O jantar em família coincide, por norma, com o telejornal e é sobretudo a partir desse momento televisivo que se informa. De resto, não vê televisão. A Internet também é uma escolha, a compra de jornais não faz parte da sua rotina, o “smartphone” anda sempre no bolso. Define-se como consciente politicamente e, desde que atingiu a maioridade, votou sempre. “Não tenho uma orientação política definida, voto pelo bom senso”, reflecte. “Umas vezes está num lado, outras noutro, no geral está no meio.” Prefere A Guerra dos Tronos a The Walking Dead, jogos de vídeo focados na estratégia e livros de ficção e fantasia. Trocou o atletismo do secundário pelo ginásio e é adepto do Futebol Clube do Porto.

Também as tomadas de posição sobre assuntos marcantes e fracturantes dos últimos anos deixam antever um jovem do seu tempo. Aborto? “A favor segundo as leis actuais, isto é, até às dez semanas livremente e a partir daí dependendo de algum parecer médico favorável por perigo para a mãe.” Casamento homossexual? Também a favor, bem como da adopção e co-adopção: “Não há razão para não se aprovar.” Eutanásia? Primeira hesitação: “Complicado… Deve ser legalizada, embora só após parecer multidisciplinar apertado. Acima de tudo, não devemos fazer mal às pessoas.”

Estudar Medicina já não garante emprego

“Estes foram cinco anos de grande desinvestimento em áreas que me tocam, como o ensino superior e o Serviço Nacional de Saúde (SNS)”, comenta o também membro da associação de estudantes da FMUP. “Está na altura de mudar o paradigma, já vimos que a austeridade, por si só, não resulta.” Diogo acredita que o rumo pode ser mudado — até porque “desinvestir na educação nunca é a solução e só estamos a hipotecar o futuro do nosso país”.

Quanto ao SNS, que classifica como “um dos melhores do mundo”, é mais cauteloso. Imagina-se a trabalhar num hospital público e pensa que não se deve “perder o foco”: “uma assistência de saúde tendencialmente gratuita que não exclua ninguém pelo facto de não ter recursos económicos suficientes”. O mesmo padrão, defende, aplica-se à educação e à escola pública, que sempre frequentou (com excepção da primária). “E nunca senti que não tivesse condições para estudar.”

Não é possível falar de Portugal no período entre 2011 e 2016 sem abordar o desemprego e a emigração jovens. Procurar trabalho fora do país foi e é a solução para muitos, ainda que se configure uma “perda terrível”, diz Diogo.

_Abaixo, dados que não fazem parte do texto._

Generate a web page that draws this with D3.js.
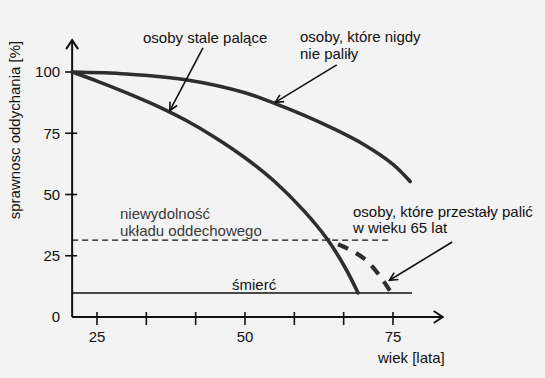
<!DOCTYPE html>
<html><head><meta charset="utf-8">
<script src="https://cdn.jsdelivr.net/npm/d3@7"></script>
<style>
html,body{margin:0;padding:0;background:#f3f3f3;}
svg{display:block;font-family:"Liberation Sans",Arial,sans-serif;}
</style></head>
<body>
<svg id="chart" width="545" height="378"></svg>
<script>
// ---- data ----
const neverAges    = [20.8, 30, 40, 50, 55, 60, 65, 70, 75, 77.9];
const neverValues  = [100, 99.2, 96.8, 91.5, 87.2, 82.3, 76.8, 70.5, 62.3, 55.3];
const smokerAges   = [20.8, 25, 30, 35, 40, 45, 50, 55, 60, 64, 67, 69.1];
const smokerValues = [100, 96.3, 91.5, 86.3, 80.3, 73.2, 65, 55.3, 43.2, 31.4, 19.8, 9.8];
const quitAges     = [64, 67.4, 70.4, 72.8, 74.5];
const quitValues   = [31.4, 27.8, 23.3, 16.7, 10.6];
const failureLevel = 31.4;
const deathLevel   = 9.8;
const xTickValues  = [25, 100/3, 125/3, 50, 175/3, 200/3, 75];
const xTickLabels  = ["25", "", "", "50", "", "", "75"];
const yTickValues  = [0, 25, 50, 75, 100];
const yTickLabels  = ["0", "25", "50", "75", "100"];
const xTitle = "wiek [lata]";
const yTitle = "sprawnosc oddychania [%]";

// ---- layout ----
const svg = d3.select("#chart");
const x = d3.scaleLinear().domain([25, 75]).range([97, 393]);
const y = d3.scaleLinear().domain([0, 100]).range([317, 72]);
const xMin = 20.8, xMax = 83.4, yMax = 113;
const ink = "#111", curveInk = "#2e2e2e";

// arrow markers
const defs = svg.append("defs");
defs.append("marker").attr("id","ah").attr("viewBox","0 0 10 10")
  .attr("refX",9).attr("refY",5).attr("markerWidth",10).attr("markerHeight",10)
  .attr("markerUnits","userSpaceOnUse").attr("orient","auto")
  .append("path").attr("d","M1,1 L9,5 L1,9").attr("fill","none")
  .attr("stroke",ink).attr("stroke-width",1.6);

// axes
const axisG = svg.append("g");
axisG.append("line").attr("x1",x(xMin)).attr("x2",x(xMax)).attr("y1",y(0)).attr("y2",y(0))
  .attr("stroke",ink).attr("stroke-width",2);
axisG.append("line").attr("x1",x(xMin)).attr("x2",x(xMin)).attr("y1",y(0)).attr("y2",y(yMax))
  .attr("stroke",ink).attr("stroke-width",2);
axisG.append("path")
  .attr("d",`M${x(xMin)-6},${y(yMax)+9} L${x(xMin)},${y(yMax)} L${x(xMin)+6},${y(yMax)+9}`)
  .attr("fill","none").attr("stroke",ink).attr("stroke-width",2);
axisG.append("path")
  .attr("d",`M${x(xMax)-9},${y(0)-6} L${x(xMax)},${y(0)} L${x(xMax)-9},${y(0)+6}`)
  .attr("fill","none").attr("stroke",ink).attr("stroke-width",2);

// x ticks
const xt = axisG.selectAll(".xt").data(xTickValues).enter().append("g")
  .attr("transform",d=>`translate(${x(d)},${y(0)})`);
xt.append("line").attr("y1",-5).attr("y2",8).attr("stroke",ink).attr("stroke-width",1.6);
xt.append("text").attr("y",25).attr("text-anchor","middle").attr("font-size",15)
  .attr("fill",ink).text((d,i)=>xTickLabels[i]);
// y ticks
const yt = axisG.selectAll(".yt").data(yTickValues).enter().append("g")
  .attr("transform",d=>`translate(${x(xMin)},${y(d)})`);
yt.filter(d=>d>0).append("line").attr("x1",-7).attr("x2",5).attr("stroke",ink).attr("stroke-width",1.6);
yt.append("text").attr("x",-12).attr("dy","0.36em").attr("text-anchor","end").attr("font-size",15)
  .attr("fill",ink).text((d,i)=>yTickLabels[i]);

// titles
svg.append("text").attr("x",378).attr("y",363).attr("font-size",15).attr("fill",ink).text(xTitle);
svg.append("text").attr("transform","translate(20,130) rotate(-90)").attr("text-anchor","middle")
  .attr("font-size",15).attr("fill",ink).text(yTitle);

// reference lines
svg.append("line").attr("x1",x(xMin)).attr("x2",x(74.2)).attr("y1",y(failureLevel)).attr("y2",y(failureLevel))
  .attr("stroke",ink).attr("stroke-width",1.3).attr("stroke-dasharray","6,4");
svg.append("line").attr("x1",x(xMin)).attr("x2",x(78.2)).attr("y1",y(deathLevel)).attr("y2",y(deathLevel))
  .attr("stroke",ink).attr("stroke-width",1.6);

// curves
const line = d3.line().x(d=>x(d[0])).y(d=>y(d[1])).curve(d3.curveCatmullRom.alpha(0.5));
svg.append("path").datum(d3.zip(neverAges,neverValues)).attr("d",line)
  .attr("fill","none").attr("stroke",curveInk).attr("stroke-width",3.6).attr("stroke-linecap","round");
svg.append("path").datum(d3.zip(smokerAges,smokerValues)).attr("d",line)
  .attr("fill","none").attr("stroke",curveInk).attr("stroke-width",3.6).attr("stroke-linecap","round");
svg.append("path").datum(d3.zip(quitAges,quitValues)).attr("d",line)
  .attr("fill","none").attr("stroke",curveInk).attr("stroke-width",4.2)
  .attr("stroke-dasharray","11,9").attr("stroke-dashoffset",-11);

// annotations
const arrows = [
  [[42.9,109.8],[37.3,84.2]],
  [[65.5,102.9],[55.1,87.6]],
  [[85.0,30.6],[74.4,15.0]]
];
svg.selectAll(".arr").data(arrows).enter().append("line")
  .attr("x1",d=>x(d[0][0])).attr("y1",d=>y(d[0][1]))
  .attr("x2",d=>x(d[1][0])).attr("y2",d=>y(d[1][1]))
  .attr("stroke",ink).attr("stroke-width",1.6).attr("marker-end","url(#ah)");

const labels = [
  {t:"osoby stale palące", x:143, y:43},
  {t:"osoby, które nigdy", x:300, y:42},
  {t:"nie paliły", x:300, y:59},
  {t:"osoby, które przestały palić", x:353, y:217},
  {t:"w wieku 65 lat", x:353, y:233},
  {t:"niewydolność", x:120, y:219, c:"#3a3a3a"},
  {t:"układu oddechowego", x:120, y:236, c:"#3a3a3a"},
  {t:"śmierć", x:232, y:290}
];
svg.selectAll(".lab").data(labels).enter().append("text")
  .attr("x",d=>d.x).attr("y",d=>d.y).attr("font-size",15)
  .attr("fill",d=>d.c||ink).text(d=>d.t);
</script>
</body></html>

Desde 2010, com a “natureza assimétrica da chamada crise das dívidas soberanas e os efeitos recessivos das políticas de austeridade”, a emigração estabilizou na casa das 110 mil saídas por ano. Os dados são do Portuguese Emigration Factbook 2015, divulgado há alguns meses pelo Observatório da Emigração.

Se é verdade que Diogo nunca pensou em emigrar (até porque ainda não acabou o curso), também é certo que, há cinco anos, “não se falava em desemprego na medicina” — ainda que, em entrevista ao P3, em 2011, o bastonário da Ordem dos Médicos já tenha abordado a emigração de jovens médicos. “Actualmente é uma realidade e a tendência é para aumentar porque não há capacidade para formar todos os médicos que saem das faculdades portuguesas”, comenta o estudante da FMUP em harmonia com os dados disponíveis. Em 2015, 114 jovens médicos ficaram sem vagas para a especialidade; em 2016, o número subiu para 158. A pouco mais de um ano de distância do exame de acesso à especialidade, Diogo não tem certezas: oftalmologia e gastroenterologia ocupam, para já, o top das preferências.

O emprego “é complicado”, a formação é “exigente” e é preciso dar “sempre o nosso melhor”. Mas ser jovem com 22 anos no Portugal de 2016 “é, por um lado, fácil”. Em 2021, quando o P3 comemorar o 10.º aniversário, Diogo Magalhães estará a terminar a maratona que é a formação em Medicina. Vemo-nos lá.